Saturday, October 08, 2005

Duke Altum's Poem of the Week #10

This week's poem comes from an all-time master of the craft, Rainer Maria Rilke. I chose it not only because it seems to be appropriate for the season, but also because, though I can't claim to fully grasp (as with most of Rilke's deep, profound poetry) its meaning, I really like the mood of the thing -- the potent mix of wistfulness and expectation... appreciation for beauties found and mourning for beauties lost. The miracle of this poem is that it somehow manages to capture in words the gift and the pain of autumn -- that final fireburst of color before the world slips into the gray pall of winter. And of course, it seems to say something profound about our lives too, although it's beyond me to describe exactly what that is. I just sense it at the level of the heart (not the head) when I read the words of the poem.


Autumn Day

Lord: it is time.

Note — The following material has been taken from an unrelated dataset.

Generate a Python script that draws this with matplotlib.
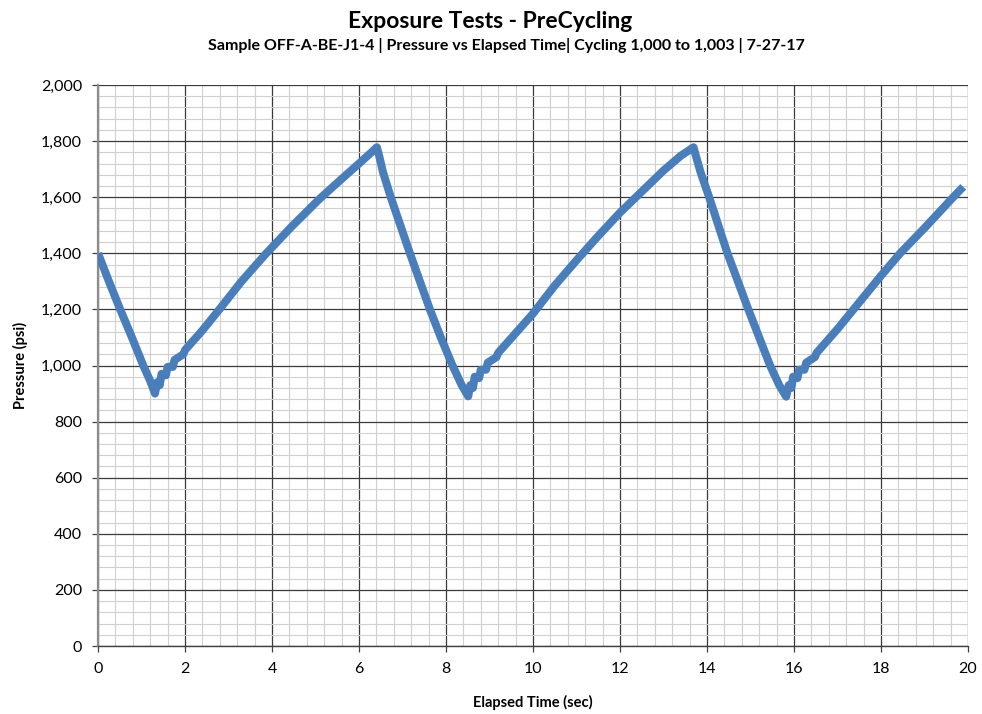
import numpy as np
import matplotlib.pyplot as plt
from matplotlib.ticker import MultipleLocator, FuncFormatter

plt.rcParams['font.family'] = ['Lato', 'DejaVu Sans']

# elapsed time (sec) and pressure (psi), cycles 1,000 to 1,003
elapsed = [
    0.00, 0.25, 0.51, 0.78, 1.04, 1.20, 1.31,
    1.36, 1.42, 1.46, 1.56, 1.60, 1.72, 1.76, 1.96, 2.00, 2.40, 2.79, 3.30,
    3.84, 4.45, 5.10, 5.60, 6.00, 6.30, 6.41,
    6.46, 6.55, 6.73, 6.95, 7.17, 7.40, 7.63, 7.88, 8.15, 8.36, 8.51,
    8.56, 8.62, 8.66, 8.76, 8.80, 8.92, 8.96, 9.16, 9.20, 9.60, 10.00, 10.50,
    11.00, 11.50, 12.00, 12.50, 13.00, 13.40, 13.69,
    13.74, 13.85, 14.05, 14.26, 14.47, 14.71, 14.95, 15.20, 15.45, 15.66, 15.82,
    15.88, 15.94, 15.98, 16.08, 16.12, 16.24, 16.28, 16.48, 16.52, 17.00, 17.50,
    18.00, 18.44, 19.00, 19.66, 19.89,
]
pressure = [
    1400, 1300, 1200, 1100, 1000, 945, 900,
    940, 930, 970, 965, 995, 995, 1020, 1040, 1055, 1125, 1200, 1300,
    1395, 1495, 1595, 1665, 1720, 1762, 1778,
    1750, 1690, 1600, 1500, 1400, 1300, 1200, 1100, 1000, 930, 890,
    930, 920, 960, 955, 985, 985, 1010, 1030, 1045, 1115, 1185, 1285,
    1375, 1462, 1545, 1620, 1695, 1748, 1778,
    1750, 1690, 1600, 1500, 1400, 1300, 1200, 1100, 1000, 930, 889,
    930, 920, 960, 955, 985, 985, 1010, 1030, 1045, 1130, 1225,
    1320, 1400, 1490, 1600, 1637,
]

fig = plt.figure(figsize=(9.82, 7.14), dpi=100)
ax = fig.add_axes([98 / 982, 1 - 646 / 714, 870 / 982, 561 / 714])

ax.plot(elapsed, pressure, color='#4A7EBB', lw=5.8, solid_capstyle='butt',
        solid_joinstyle='round', zorder=3)

ax.set_xlim(0, 20)
ax.set_ylim(0, 2000)
ax.xaxis.set_major_locator(MultipleLocator(2))
ax.xaxis.set_minor_locator(MultipleLocator(0.4))
ax.yaxis.set_major_locator(MultipleLocator(200))
ax.yaxis.set_minor_locator(MultipleLocator(40))
ax.yaxis.set_major_formatter(FuncFormatter(lambda v, _: f'{v:,.0f}'))

ax.grid(which='minor', color='#d0d0d0', lw=0.8, zorder=0)
ax.grid(which='major', color='#3a3a3a', lw=0.9, zorder=1)
ax.set_axisbelow(True)

for side in ('top', 'right'):
    ax.spines[side].set_visible(False)
ax.spines['left'].set_color('#8c8c8c')
ax.spines['left'].set_linewidth(1.6)
ax.spines['bottom'].set_color('#404040')
ax.spines['bottom'].set_linewidth(1.0)

ax.tick_params(which='major', direction='out', length=4.5, width=0.9,
               color='#404040', labelsize=11.5, pad=7, labelcolor='black')
ax.tick_params(which='minor', length=0)

ax.set_ylabel('Pressure (psi)', fontsize=10.5, fontweight='bold', labelpad=9)
ax.set_xlabel('Elapsed Time (sec)', fontsize=10.5, fontweight='bold', labelpad=14)

fig.text(0.499, 0.970, 'Exposure Tests - PreCycling', ha='center', va='center',
         fontsize=16.5, fontweight='bold')
fig.text(0.516, 0.936,
         'Sample OFF-A-BE-J1-4 | Pressure vs Elapsed Time| Cycling 1,000 to 1,003 | 7-27-17',
         ha='center', va='center', fontsize=11.5, fontweight='bold')

fig.savefig('out.png', dpi=100)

The huge summer has gone by.
Now overlap the sundials with your shadows,
and on the meadows let the wind go free.

Command the fruits to swell on tree and vine;
grant them a few more warm transparent days,
urge them on to fulfillment then, and press
the final sweetness into the heavy wine.

Whoever has no house now, will never have one.
Whoever is alone will stay alone,
will sit, read, write long letters through the evening,
and wander the boulevards, up and down,
restlessly, while the dry leaves are blowing.